DO THIS: Without the pictures, return all of the material exactly as written.

DATASET CONTENT:
════════════════════

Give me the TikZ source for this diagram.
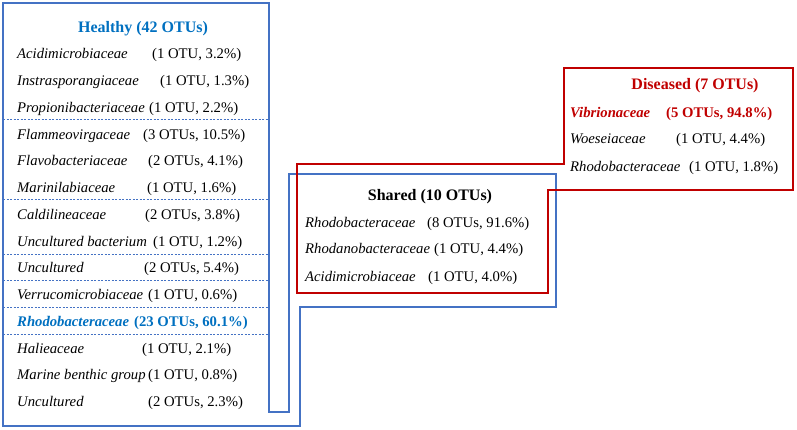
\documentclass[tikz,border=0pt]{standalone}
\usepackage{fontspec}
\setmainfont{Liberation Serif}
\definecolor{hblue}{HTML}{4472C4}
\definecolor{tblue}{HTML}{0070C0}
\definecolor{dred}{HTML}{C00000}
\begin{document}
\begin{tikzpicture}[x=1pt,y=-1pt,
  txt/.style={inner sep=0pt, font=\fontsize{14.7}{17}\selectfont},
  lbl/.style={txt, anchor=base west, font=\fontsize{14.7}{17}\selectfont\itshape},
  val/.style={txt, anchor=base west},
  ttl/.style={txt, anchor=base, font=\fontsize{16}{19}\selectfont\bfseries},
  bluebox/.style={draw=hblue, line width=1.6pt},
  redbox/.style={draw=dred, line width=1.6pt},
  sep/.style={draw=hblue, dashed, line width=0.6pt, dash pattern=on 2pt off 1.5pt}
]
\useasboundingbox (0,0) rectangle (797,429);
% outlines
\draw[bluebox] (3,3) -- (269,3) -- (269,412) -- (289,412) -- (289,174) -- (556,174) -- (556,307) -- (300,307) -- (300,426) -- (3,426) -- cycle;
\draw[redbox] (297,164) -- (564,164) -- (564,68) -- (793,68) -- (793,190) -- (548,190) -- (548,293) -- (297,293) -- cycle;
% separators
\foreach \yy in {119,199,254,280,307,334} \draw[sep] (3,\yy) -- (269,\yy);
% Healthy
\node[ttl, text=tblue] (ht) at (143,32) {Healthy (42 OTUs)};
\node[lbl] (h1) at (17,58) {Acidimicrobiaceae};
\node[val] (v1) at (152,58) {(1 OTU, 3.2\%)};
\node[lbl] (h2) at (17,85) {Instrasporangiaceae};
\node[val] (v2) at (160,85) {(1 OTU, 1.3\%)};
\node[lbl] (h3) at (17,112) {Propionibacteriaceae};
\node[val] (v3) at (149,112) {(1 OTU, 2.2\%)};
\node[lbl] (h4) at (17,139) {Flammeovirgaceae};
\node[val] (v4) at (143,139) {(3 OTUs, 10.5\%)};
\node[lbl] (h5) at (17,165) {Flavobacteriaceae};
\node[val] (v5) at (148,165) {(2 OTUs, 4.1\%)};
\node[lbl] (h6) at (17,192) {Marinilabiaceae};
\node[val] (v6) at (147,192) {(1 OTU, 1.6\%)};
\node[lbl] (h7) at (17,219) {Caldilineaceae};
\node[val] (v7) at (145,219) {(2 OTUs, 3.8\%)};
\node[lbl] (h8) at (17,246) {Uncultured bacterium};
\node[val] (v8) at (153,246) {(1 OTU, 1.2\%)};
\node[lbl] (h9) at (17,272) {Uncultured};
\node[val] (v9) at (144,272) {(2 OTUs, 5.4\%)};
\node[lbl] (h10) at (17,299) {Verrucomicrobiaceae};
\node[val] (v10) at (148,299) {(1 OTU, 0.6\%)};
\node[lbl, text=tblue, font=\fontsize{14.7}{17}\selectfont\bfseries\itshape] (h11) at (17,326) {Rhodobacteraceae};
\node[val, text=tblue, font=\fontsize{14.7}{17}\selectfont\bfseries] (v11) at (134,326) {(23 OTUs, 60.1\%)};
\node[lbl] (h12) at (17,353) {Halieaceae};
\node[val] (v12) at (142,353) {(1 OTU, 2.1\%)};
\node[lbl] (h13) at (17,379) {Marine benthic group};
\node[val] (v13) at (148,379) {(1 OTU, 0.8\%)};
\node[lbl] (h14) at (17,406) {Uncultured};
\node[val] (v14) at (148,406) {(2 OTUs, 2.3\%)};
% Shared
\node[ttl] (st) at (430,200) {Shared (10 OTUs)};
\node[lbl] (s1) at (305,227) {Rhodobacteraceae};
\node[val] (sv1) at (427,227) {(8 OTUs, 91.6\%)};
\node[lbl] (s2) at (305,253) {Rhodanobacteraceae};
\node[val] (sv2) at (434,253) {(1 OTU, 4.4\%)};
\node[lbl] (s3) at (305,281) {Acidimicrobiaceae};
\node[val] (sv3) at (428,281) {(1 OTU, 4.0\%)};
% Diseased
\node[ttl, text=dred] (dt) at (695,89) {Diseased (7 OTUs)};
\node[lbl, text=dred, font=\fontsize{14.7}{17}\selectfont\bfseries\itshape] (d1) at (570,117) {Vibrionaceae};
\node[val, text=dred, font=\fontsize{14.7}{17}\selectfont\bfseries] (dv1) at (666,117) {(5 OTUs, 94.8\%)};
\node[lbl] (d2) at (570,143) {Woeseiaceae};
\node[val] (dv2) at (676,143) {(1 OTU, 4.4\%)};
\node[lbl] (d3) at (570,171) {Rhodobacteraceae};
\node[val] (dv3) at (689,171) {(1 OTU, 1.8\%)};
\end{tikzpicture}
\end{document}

════════════════════

THE SOLUTION:
Give me the TikZ source for this diagram.
\documentclass[tikz,border=0pt]{standalone}
\usepackage{fontspec}
\setmainfont{Liberation Serif}
\definecolor{hblue}{HTML}{4472C4}
\definecolor{tblue}{HTML}{0070C0}
\definecolor{dred}{HTML}{C00000}
\begin{document}
\begin{tikzpicture}[x=1pt,y=-1pt,
  txt/.style={inner sep=0pt, font=\fontsize{14.7}{17}\selectfont},
  lbl/.style={txt, anchor=base west, font=\fontsize{14.7}{17}\selectfont\itshape},
  val/.style={txt, anchor=base west},
  ttl/.style={txt, anchor=base, font=\fontsize{16}{19}\selectfont\bfseries},
  bluebox/.style={draw=hblue, line width=1.6pt},
  redbox/.style={draw=dred, line width=1.6pt},
  sep/.style={draw=hblue, dashed, line width=0.6pt, dash pattern=on 2pt off 1.5pt}
]
\useasboundingbox (0,0) rectangle (797,429);
% outlines
\draw[bluebox] (3,3) -- (269,3) -- (269,412) -- (289,412) -- (289,174) -- (556,174) -- (556,307) -- (300,307) -- (300,426) -- (3,426) -- cycle;
\draw[redbox] (297,164) -- (564,164) -- (564,68) -- (793,68) -- (793,190) -- (548,190) -- (548,293) -- (297,293) -- cycle;
% separators
\foreach \yy in {119,199,254,280,307,334} \draw[sep] (3,\yy) -- (269,\yy);
% Healthy
\node[ttl, text=tblue] (ht) at (143,32) {Healthy (42 OTUs)};
\node[lbl] (h1) at (17,58) {Acidimicrobiaceae};
\node[val] (v1) at (152,58) {(1 OTU, 3.2\%)};
\node[lbl] (h2) at (17,85) {Instrasporangiaceae};
\node[val] (v2) at (160,85) {(1 OTU, 1.3\%)};
\node[lbl] (h3) at (17,112) {Propionibacteriaceae};
\node[val] (v3) at (149,112) {(1 OTU, 2.2\%)};
\node[lbl] (h4) at (17,139) {Flammeovirgaceae};
\node[val] (v4) at (143,139) {(3 OTUs, 10.5\%)};
\node[lbl] (h5) at (17,165) {Flavobacteriaceae};
\node[val] (v5) at (148,165) {(2 OTUs, 4.1\%)};
\node[lbl] (h6) at (17,192) {Marinilabiaceae};
\node[val] (v6) at (147,192) {(1 OTU, 1.6\%)};
\node[lbl] (h7) at (17,219) {Caldilineaceae};
\node[val] (v7) at (145,219) {(2 OTUs, 3.8\%)};
\node[lbl] (h8) at (17,246) {Uncultured bacterium};
\node[val] (v8) at (153,246) {(1 OTU, 1.2\%)};
\node[lbl] (h9) at (17,272) {Uncultured};
\node[val] (v9) at (144,272) {(2 OTUs, 5.4\%)};
\node[lbl] (h10) at (17,299) {Verrucomicrobiaceae};
\node[val] (v10) at (148,299) {(1 OTU, 0.6\%)};
\node[lbl, text=tblue, font=\fontsize{14.7}{17}\selectfont\bfseries\itshape] (h11) at (17,326) {Rhodobacteraceae};
\node[val, text=tblue, font=\fontsize{14.7}{17}\selectfont\bfseries] (v11) at (134,326) {(23 OTUs, 60.1\%)};
\node[lbl] (h12) at (17,353) {Halieaceae};
\node[val] (v12) at (142,353) {(1 OTU, 2.1\%)};
\node[lbl] (h13) at (17,379) {Marine benthic group};
\node[val] (v13) at (148,379) {(1 OTU, 0.8\%)};
\node[lbl] (h14) at (17,406) {Uncultured};
\node[val] (v14) at (148,406) {(2 OTUs, 2.3\%)};
% Shared
\node[ttl] (st) at (430,200) {Shared (10 OTUs)};
\node[lbl] (s1) at (305,227) {Rhodobacteraceae};
\node[val] (sv1) at (427,227) {(8 OTUs, 91.6\%)};
\node[lbl] (s2) at (305,253) {Rhodanobacteraceae};
\node[val] (sv2) at (434,253) {(1 OTU, 4.4\%)};
\node[lbl] (s3) at (305,281) {Acidimicrobiaceae};
\node[val] (sv3) at (428,281) {(1 OTU, 4.0\%)};
% Diseased
\node[ttl, text=dred] (dt) at (695,89) {Diseased (7 OTUs)};
\node[lbl, text=dred, font=\fontsize{14.7}{17}\selectfont\bfseries\itshape] (d1) at (570,117) {Vibrionaceae};
\node[val, text=dred, font=\fontsize{14.7}{17}\selectfont\bfseries] (dv1) at (666,117) {(5 OTUs, 94.8\%)};
\node[lbl] (d2) at (570,143) {Woeseiaceae};
\node[val] (dv2) at (676,143) {(1 OTU, 4.4\%)};
\node[lbl] (d3) at (570,171) {Rhodobacteraceae};
\node[val] (dv3) at (689,171) {(1 OTU, 1.8\%)};
\end{tikzpicture}
\end{document}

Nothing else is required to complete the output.